Submitted to: Plant Disease
Publication Type: Peer Reviewed Journal
Publication Acceptance Date: 11/5/1996
Publication Date: N/A
Citation: N/A Interpretive Summary: Barley yellow dwarf viruses infects cereal crops causing significant economic losses each year. Several different methods have been developed to detect the presence of viruses in infected plants. The sensitivities of three different techniques were evaluated in this study. The first technique used antibodies to detect proteins produced by the viruses. This technique is the most commonly used technique for the detection of plant viruses and is relatively simple and effective. The second and third techniques detected the RNA, or genetic material, of barley yellow dwarf viruses. The second technique, "nucleic acid hybridization", was as effective and sensitive as standard antibody techniques. However, it was somewhat more complex than antibody-based methods would be, an effective alternative only when antibodies that recognize the viruses are not available. The third technique, "polymerase chain reaction", was about 1000 times more sensitive than either of the first two techniques. The polymerase chain reaction assay would be the best method by which to detect barley yellow dwarf viruses in situations where the greatest sensitivity was requied. This paper directly compared three commonly used techniques for virus detection based on sensitivity and ease of use. The information provided will be useful to scientists who are interested in the relative merits of these techniques.

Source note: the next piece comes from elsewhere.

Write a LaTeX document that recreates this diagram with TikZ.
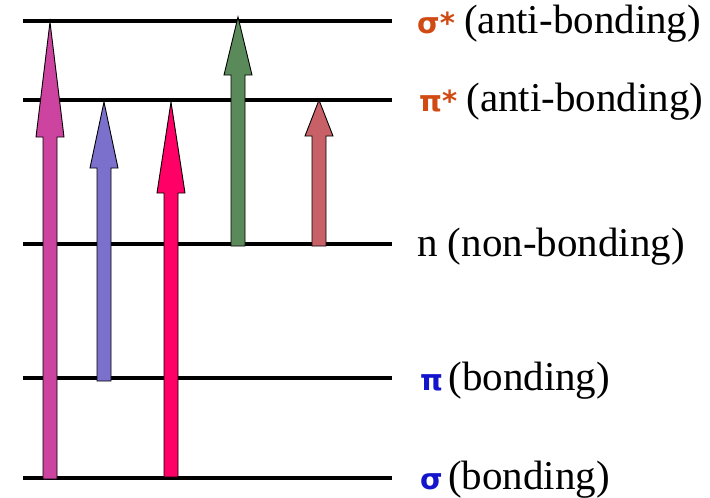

Technical Abstract: Detection of barley yellow dwarf virus (BYDV-PAV-IL) by an improved nucleic acid hybridization technique, using a nonradioactive probe with chromogenic and chemiluminescent substrates, was compared to detection by PCR, double antibody sandwich ELISA with polyclonal antibodies, and triple antibody sandwich ELISA with polyclonal and monoclonal antibodies. Each method was used for detection of purified virus and virus in sap extracts from infected oat leaves. The detection limits for both ELISA procedures were 1 ng of purified BYDV-PAV-IL and the equivalent of 78 ng of infected tissue. Nucleic acid hybridization with either chemiluminescent or chromogenic substrates also detected down to 1 ng of purified BYDV-PAV-IL, but was slightly more sensitive for detection of virus in tissue extracts (25 ng of infected tissue). The most sensitive detection technique was PCR amplification, which could detect as little as 0.1 pg of RNA extracted from purified virus and detected viral RNA in the equivalent of 0.5 pg of infected leaf tissue.